There are plenty of examples: AI routing, intent prediction, proactive service. Even major telecom launches with AI copilots built on large models still keep “Customer Champion” roles intact.
Step 9: Define Your CX Metrics & Scorecard
Metrics decide what teams actually pay attention to.
A healthy scorecard blends:
- Experience metrics: NPS, CSAT, CES, emotional indicators
- Operational metrics: resolution time, escalation patterns, containment quality
- Value metrics: retention, CLV, revenue at risk
- Programme metrics: closed-loop rates, survey response reliability, number of improvements shipped
Make sure honest customer feedback isn’t treated like an optional extra. The things people say in their own words often tell you far more than any tidy score will.
Step 10: Create a Continuous Improvement Rhythm
A solid CX framework only gets stronger when you keep working it. You’ll use it, stress-test it, tweak pieces, and keep looking for spots to improve. Teams pick a journey, study what’s happening, sketch out ideas, roll out an update, learn from it, then move to the next. Maybe that’s monthly, maybe quarterly. Whatever rhythm keeps everyone actually moving forward.
A living CX Framework evolves as quickly as customers do.
Trends Shaping CX Frameworks
A lot of companies are updating their CX Framework right now, because the ground keeps shifting underneath them. Technology is rewriting what “good” looks like, customer expectations are moving faster than roadmaps, and a new layer of machine-driven behaviour is creeping into the edges of CX. It’s a strange moment, but also an exciting one if the framework can flex with it.
Be prepared to create a framework that survives:
- The continued rise of agentic AI: The big change isn’t that AI answers questions. It’s that it now acts, completing tasks, moving through workflows, triggering steps in a journey without waiting for a human. That reshapes how a CX Framework distributes work between people, systems, and decision engines.
- Contact centres as intelligence hubs: The contact centre is becoming the sensor network of the company. AI-driven routing, live coaching, and smarter knowledge systems mean the frontline produces insights that should feed directly into journey design and prioritisation.
- Journey analytics and orchestration: Static journey maps age fast. Real-time journey analytics and orchestration give teams the ability to intervene before customers fall out of the funnel. You can spot friction, redirect experiences, and adjust flows with more precision.

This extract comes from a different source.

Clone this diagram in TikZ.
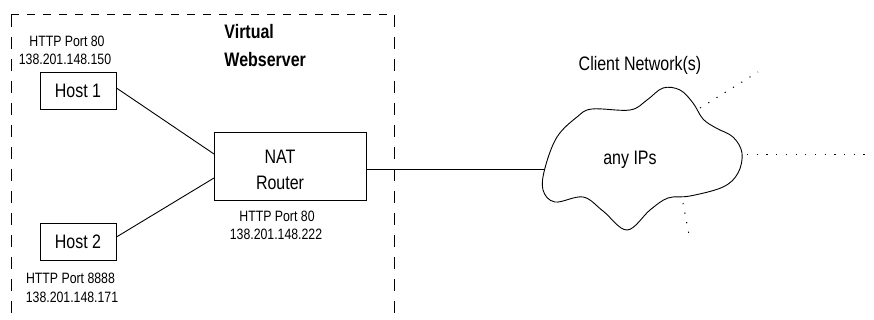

- Machine customers arrive: Connected devices are starting to behave like customers, ordering supplies, requesting help, and negotiating with systems. It sounds futuristic until you remember how many machines already talk to vendors every day. Any CX Framework built for the near future should leave room for interactions that don’t involve a human at all.
- Metrics Tilting: Efficiency still matters, but it no longer tells the full story. The companies looking past AHT and average scores are tracking trust, clarity, effort, and journey stability. Those signals predict behaviour better than speed alone.
Build the CX Framework That Fits Your Future
Today, customer experience feels like a maze of tools and dashboards and half-finished initiatives. But underneath all of that, the thing that actually helps a business stay steady is a working CX Framework.
There’s no universal version to copy. Even the top CX frameworks people reference are more like ingredients than recipes. You borrow what fits, ignore what doesn’t, and shape something that actually matches how your teams think and how your customers behave. It doesn’t need to impress anyone outside the building. It just needs to work inside it.
What’s interesting is how quickly the benefits show up once the structure settles in. Less arguing. Fewer surprises. Teams responding to the same signals instead of inventing their own. Customers feel the difference even if they can’t name why.
A good CX Framework doesn’t solve every problem. It just keeps the important ones from getting lost. That’s usually the difference between a business that keeps earning trust and one that keeps wondering where it went.